*SHORT EXERCISE*:
Copy out the material below in full, but not its images.

*RECORDS*:
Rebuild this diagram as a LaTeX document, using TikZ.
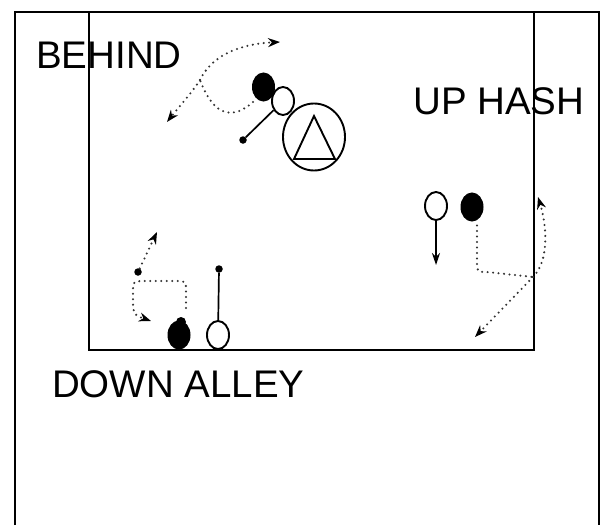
\documentclass[tikz,border=0pt]{standalone}
\usepackage{fontspec}
\setmainfont{Liberation Sans}
\usetikzlibrary{shapes.geometric,arrows.meta}
\begin{document}
\begin{tikzpicture}[x=1pt,y=-1pt,
 lbl/.style={anchor=base west,inner sep=0,font=\fontsize{38.5}{40}\selectfont},
 offp/.style={ellipse,draw,line width=1.9pt,minimum width=22pt,minimum height=28pt,inner sep=0},
 defp/.style={ellipse,draw,fill=black,line width=1pt,minimum width=22pt,minimum height=28pt,inner sep=0},
 bump/.style={circle,fill=black,inner sep=0,minimum size=10pt},
 dotp/.style={circle,fill=black,inner sep=0,minimum size=7.5pt},
 track/.style={line width=2.3pt,line cap=round,dash pattern=on 0pt off 5.5pt,draw=black!80},
 route/.style={track,-{Stealth[length=12pt,width=9pt,black]}},
 routeopen/.style={track,-{Stealth[open,length=12pt,width=9pt,black]}},
 run/.style={line width=1.7pt,-{Stealth[length=12pt,width=8pt]}},
 link/.style={line width=1.7pt},
 field/.style={line width=2pt}]
\useasboundingbox (0,0) rectangle (604,525);
\fill[white] (0,0) rectangle (604,525);
\draw[field] (15,525) -- (15,12) -- (599,12) -- (599,525);
\draw[field] (89,12) rectangle (534,350);

\node[lbl] (behind) at (36,68) {BEHIND};
\node[lbl] (uphash) at (413,114) {UP HASH};
\node[lbl] (downalley) at (52,397) {DOWN ALLEY};

% top group
\node[defp] (d1) at (263.5,87) {};
\node[offp] (o1) at (283,101) {};
\node[ellipse,draw,line width=1.9pt,minimum width=62pt,minimum height=67pt,inner sep=0] (qb) at (314,137) {};
\draw[line width=1.9pt,line join=miter] (314,116) -- (294,159) -- (335,159) -- cycle;
\node[dotp] (p1) at (243,140) {};
\draw[link] (o1) -- (p1);
\coordinate (f1) at (200,80);
\coordinate (a1) at (280,42);
\coordinate (b1) at (167,122);
\draw[track] (253,102) .. controls (235,118) and (215,120) .. (f1);
\draw[route] (f1) .. controls (212,55) and (240,44) .. (a1);
\draw[route] (f1) .. controls (190,95) and (178,108) .. (b1);

% right group
\node[offp] (o2) at (436,206) {};
\node[defp] (d2) at (472,207) {};
\coordinate (e2) at (436,265);
\draw[run] (o2.south) -- (e2);
\coordinate (f2) at (533,277);
\coordinate (a2) at (538,197);
\coordinate (b2) at (475,337);
\draw[track] ([xshift=5pt,yshift=-4pt]d2.south) -- (477,262) .. controls (477,272) .. (487,272) -- (f2);
\draw[route] (f2) .. controls (548,262) and (548,230) .. (a2);
\draw[route] (f2) -- (b2);

% bottom-left group
\node[defp] (d3) at (179,335) {};
\node[bump] (d3b) at (181,322) {};
\node[offp] (o3) at (218,335) {};
\node[dotp] (p3) at (219,269) {};
\draw[link] (o3) -- (p3);
\node[dotp] (p4) at (138,272) {};
\coordinate (a3) at (157,232);
\coordinate (b3) at (151,321);
\draw[routeopen] (p4) -- (a3);
\draw[routeopen] (186,308) -- (186,292) .. controls (186,281) .. (176,281) -- (146,281) .. controls (133,281) .. (133,293) -- (133,304) .. controls (134,315) .. (b3);
\end{tikzpicture}
\end{document}
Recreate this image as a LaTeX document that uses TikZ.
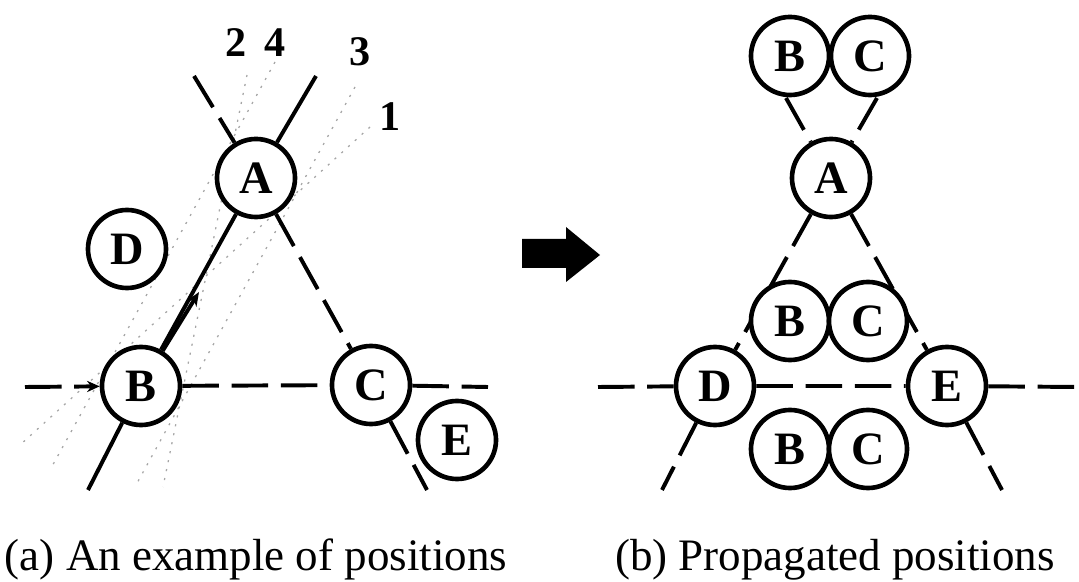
\documentclass[tikz,border=0pt]{standalone}
\usepackage{fontspec}
\setmainfont{Liberation Serif}
\usetikzlibrary{arrows.meta}

\begin{document}
\begin{tikzpicture}[x=0.025cm, y=-0.025cm,
		obj/.style={circle, draw, fill=white, line width=3.3pt, minimum size=1.95cm, inner sep=0pt, font=\fontsize{33}{36}\selectfont\bfseries},
		solidline/.style={line width=2.8pt},
		dashline/.style={line width=2.8pt, dash pattern=on 26pt off 9pt},
		trace/.style={gray!70, line width=0.9pt, dash pattern=on 1.5pt off 5pt},
		tag/.style={font=\fontsize{30}{32}\selectfont\bfseries},
		caption/.style={anchor=base, font=\fontsize{32}{36}\selectfont}]
	\useasboundingbox (0,0) rectangle (1079,582);
	
	% Candidate lines 1-4
	\node[tag] (n2) at (236,43) {2};
	\node[tag] (n4) at (275,43) {4};
	\node[tag] (n3) at (360,52) {3};
	\node[tag] (n1) at (390,117) {1};
	\coordinate (t1a) at (370,127); \coordinate (t1b) at (20,445);
	\coordinate (t2a) at (247,75);  \coordinate (t2b) at (163,487);
	\coordinate (t3a) at (355,87);  \coordinate (t3b) at (136,485);
	\coordinate (t4a) at (275,62);  \coordinate (t4b) at (50,470);
	\draw[trace] (t1a) -- (t1b);
	\draw[trace] (t2a) -- (t2b);
	\draw[trace] (t3a) -- (t3b);
	\draw[trace] (t4a) -- (t4b);
	
	% Left: objects
	\node[obj] (A) at (256,178) {A};
	\node[obj] (B) at (141,386) {B};
	\node[obj] (C) at (371,385) {C};
	\node[obj] (D) at (127,249) {D};
	\node[obj] (E) at (457,440) {E};
	
	% Left: lines through the objects
	\coordinate (ab1) at (316,76);
	\coordinate (ab2) at (88,490);
	\coordinate (mk) at (199,292);
	\coordinate (ac1) at (194,76);
	\coordinate (ac2) at (427,490);
	\coordinate (h1) at (25,387);
	\coordinate (h2) at (488,387);
	\draw[solidline] (ab1) -- (A) -- (B) -- (ab2);
	\draw[solidline, -{Stealth[length=10pt, width=8pt]}] (B) -- (mk);
	\draw[dashline] (ac1) -- (A) -- (C) -- (ac2);
	\draw[dashline, -{Stealth[length=9pt, width=8pt]}] (h1) -- (B);
	\draw[dashline] (B) -- (C) -- (h2);
	
	% Arrow between the two panels
	\fill (522,239) -- (566,239) -- (566,227) -- (600,255) -- (566,282) -- (566,268) -- (522,268) -- cycle;
	
	% Right: objects on the lines
	\node[obj] (A2) at (831,178) {A};
	\node[obj] (D2) at (715,386) {D};
	\node[obj] (E2) at (947,386) {E};
	
	% Right: lines
	\coordinate (dtop) at (877,98);
	\coordinate (dbot) at (662,490);
	\coordinate (etop) at (786,98);
	\coordinate (ebot) at (1002,490);
	\coordinate (r1) at (598,387);
	\coordinate (r2) at (1079,387);
	\draw[dashline] (dtop) -- (A2) -- (D2) -- (dbot);
	\draw[dashline] (etop) -- (A2) -- (E2) -- (ebot);
	\draw[dashline] (r1) -- (D2) -- (E2) -- (r2);
	
	% Right: propagated positions
	\node[obj] (B2t) at (790,56) {B};
	\node[obj] (C2t) at (870,56) {C};
	\node[obj] (B2m) at (790,321) {B};
	\node[obj] (C2m) at (868,321) {C};
	\node[obj] (B2b) at (790,449) {B};
	\node[obj] (C2b) at (868,449) {C};
	
	% Captions
	\node[caption] (capa) at (256,571) {(a) An example of positions};
	\node[caption] (capb) at (835,571) {(b) Propagated positions};
\end{tikzpicture}
\end{document}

*ANSWER FOR THE TASK*:
Rebuild this diagram as a LaTeX document, using TikZ.
\documentclass[tikz,border=0pt]{standalone}
\usepackage{fontspec}
\setmainfont{Liberation Sans}
\usetikzlibrary{shapes.geometric,arrows.meta}
\begin{document}
\begin{tikzpicture}[x=1pt,y=-1pt,
 lbl/.style={anchor=base west,inner sep=0,font=\fontsize{38.5}{40}\selectfont},
 offp/.style={ellipse,draw,line width=1.9pt,minimum width=22pt,minimum height=28pt,inner sep=0},
 defp/.style={ellipse,draw,fill=black,line width=1pt,minimum width=22pt,minimum height=28pt,inner sep=0},
 bump/.style={circle,fill=black,inner sep=0,minimum size=10pt},
 dotp/.style={circle,fill=black,inner sep=0,minimum size=7.5pt},
 track/.style={line width=2.3pt,line cap=round,dash pattern=on 0pt off 5.5pt,draw=black!80},
 route/.style={track,-{Stealth[length=12pt,width=9pt,black]}},
 routeopen/.style={track,-{Stealth[open,length=12pt,width=9pt,black]}},
 run/.style={line width=1.7pt,-{Stealth[length=12pt,width=8pt]}},
 link/.style={line width=1.7pt},
 field/.style={line width=2pt}]
\useasboundingbox (0,0) rectangle (604,525);
\fill[white] (0,0) rectangle (604,525);
\draw[field] (15,525) -- (15,12) -- (599,12) -- (599,525);
\draw[field] (89,12) rectangle (534,350);

\node[lbl] (behind) at (36,68) {BEHIND};
\node[lbl] (uphash) at (413,114) {UP HASH};
\node[lbl] (downalley) at (52,397) {DOWN ALLEY};

% top group
\node[defp] (d1) at (263.5,87) {};
\node[offp] (o1) at (283,101) {};
\node[ellipse,draw,line width=1.9pt,minimum width=62pt,minimum height=67pt,inner sep=0] (qb) at (314,137) {};
\draw[line width=1.9pt,line join=miter] (314,116) -- (294,159) -- (335,159) -- cycle;
\node[dotp] (p1) at (243,140) {};
\draw[link] (o1) -- (p1);
\coordinate (f1) at (200,80);
\coordinate (a1) at (280,42);
\coordinate (b1) at (167,122);
\draw[track] (253,102) .. controls (235,118) and (215,120) .. (f1);
\draw[route] (f1) .. controls (212,55) and (240,44) .. (a1);
\draw[route] (f1) .. controls (190,95) and (178,108) .. (b1);

% right group
\node[offp] (o2) at (436,206) {};
\node[defp] (d2) at (472,207) {};
\coordinate (e2) at (436,265);
\draw[run] (o2.south) -- (e2);
\coordinate (f2) at (533,277);
\coordinate (a2) at (538,197);
\coordinate (b2) at (475,337);
\draw[track] ([xshift=5pt,yshift=-4pt]d2.south) -- (477,262) .. controls (477,272) .. (487,272) -- (f2);
\draw[route] (f2) .. controls (548,262) and (548,230) .. (a2);
\draw[route] (f2) -- (b2);

% bottom-left group
\node[defp] (d3) at (179,335) {};
\node[bump] (d3b) at (181,322) {};
\node[offp] (o3) at (218,335) {};
\node[dotp] (p3) at (219,269) {};
\draw[link] (o3) -- (p3);
\node[dotp] (p4) at (138,272) {};
\coordinate (a3) at (157,232);
\coordinate (b3) at (151,321);
\draw[routeopen] (p4) -- (a3);
\draw[routeopen] (186,308) -- (186,292) .. controls (186,281) .. (176,281) -- (146,281) .. controls (133,281) .. (133,293) -- (133,304) .. controls (134,315) .. (b3);
\end{tikzpicture}
\end{document}
Recreate this image as a LaTeX document that uses TikZ.
\documentclass[tikz,border=0pt]{standalone}
\usepackage{fontspec}
\setmainfont{Liberation Serif}
\usetikzlibrary{arrows.meta}

\begin{document}
\begin{tikzpicture}[x=0.025cm, y=-0.025cm,
		obj/.style={circle, draw, fill=white, line width=3.3pt, minimum size=1.95cm, inner sep=0pt, font=\fontsize{33}{36}\selectfont\bfseries},
		solidline/.style={line width=2.8pt},
		dashline/.style={line width=2.8pt, dash pattern=on 26pt off 9pt},
		trace/.style={gray!70, line width=0.9pt, dash pattern=on 1.5pt off 5pt},
		tag/.style={font=\fontsize{30}{32}\selectfont\bfseries},
		caption/.style={anchor=base, font=\fontsize{32}{36}\selectfont}]
	\useasboundingbox (0,0) rectangle (1079,582);
	
	% Candidate lines 1-4
	\node[tag] (n2) at (236,43) {2};
	\node[tag] (n4) at (275,43) {4};
	\node[tag] (n3) at (360,52) {3};
	\node[tag] (n1) at (390,117) {1};
	\coordinate (t1a) at (370,127); \coordinate (t1b) at (20,445);
	\coordinate (t2a) at (247,75);  \coordinate (t2b) at (163,487);
	\coordinate (t3a) at (355,87);  \coordinate (t3b) at (136,485);
	\coordinate (t4a) at (275,62);  \coordinate (t4b) at (50,470);
	\draw[trace] (t1a) -- (t1b);
	\draw[trace] (t2a) -- (t2b);
	\draw[trace] (t3a) -- (t3b);
	\draw[trace] (t4a) -- (t4b);
	
	% Left: objects
	\node[obj] (A) at (256,178) {A};
	\node[obj] (B) at (141,386) {B};
	\node[obj] (C) at (371,385) {C};
	\node[obj] (D) at (127,249) {D};
	\node[obj] (E) at (457,440) {E};
	
	% Left: lines through the objects
	\coordinate (ab1) at (316,76);
	\coordinate (ab2) at (88,490);
	\coordinate (mk) at (199,292);
	\coordinate (ac1) at (194,76);
	\coordinate (ac2) at (427,490);
	\coordinate (h1) at (25,387);
	\coordinate (h2) at (488,387);
	\draw[solidline] (ab1) -- (A) -- (B) -- (ab2);
	\draw[solidline, -{Stealth[length=10pt, width=8pt]}] (B) -- (mk);
	\draw[dashline] (ac1) -- (A) -- (C) -- (ac2);
	\draw[dashline, -{Stealth[length=9pt, width=8pt]}] (h1) -- (B);
	\draw[dashline] (B) -- (C) -- (h2);
	
	% Arrow between the two panels
	\fill (522,239) -- (566,239) -- (566,227) -- (600,255) -- (566,282) -- (566,268) -- (522,268) -- cycle;
	
	% Right: objects on the lines
	\node[obj] (A2) at (831,178) {A};
	\node[obj] (D2) at (715,386) {D};
	\node[obj] (E2) at (947,386) {E};
	
	% Right: lines
	\coordinate (dtop) at (877,98);
	\coordinate (dbot) at (662,490);
	\coordinate (etop) at (786,98);
	\coordinate (ebot) at (1002,490);
	\coordinate (r1) at (598,387);
	\coordinate (r2) at (1079,387);
	\draw[dashline] (dtop) -- (A2) -- (D2) -- (dbot);
	\draw[dashline] (etop) -- (A2) -- (E2) -- (ebot);
	\draw[dashline] (r1) -- (D2) -- (E2) -- (r2);
	
	% Right: propagated positions
	\node[obj] (B2t) at (790,56) {B};
	\node[obj] (C2t) at (870,56) {C};
	\node[obj] (B2m) at (790,321) {B};
	\node[obj] (C2m) at (868,321) {C};
	\node[obj] (B2b) at (790,449) {B};
	\node[obj] (C2b) at (868,449) {C};
	
	% Captions
	\node[caption] (capa) at (256,571) {(a) An example of positions};
	\node[caption] (capb) at (835,571) {(b) Propagated positions};
\end{tikzpicture}
\end{document}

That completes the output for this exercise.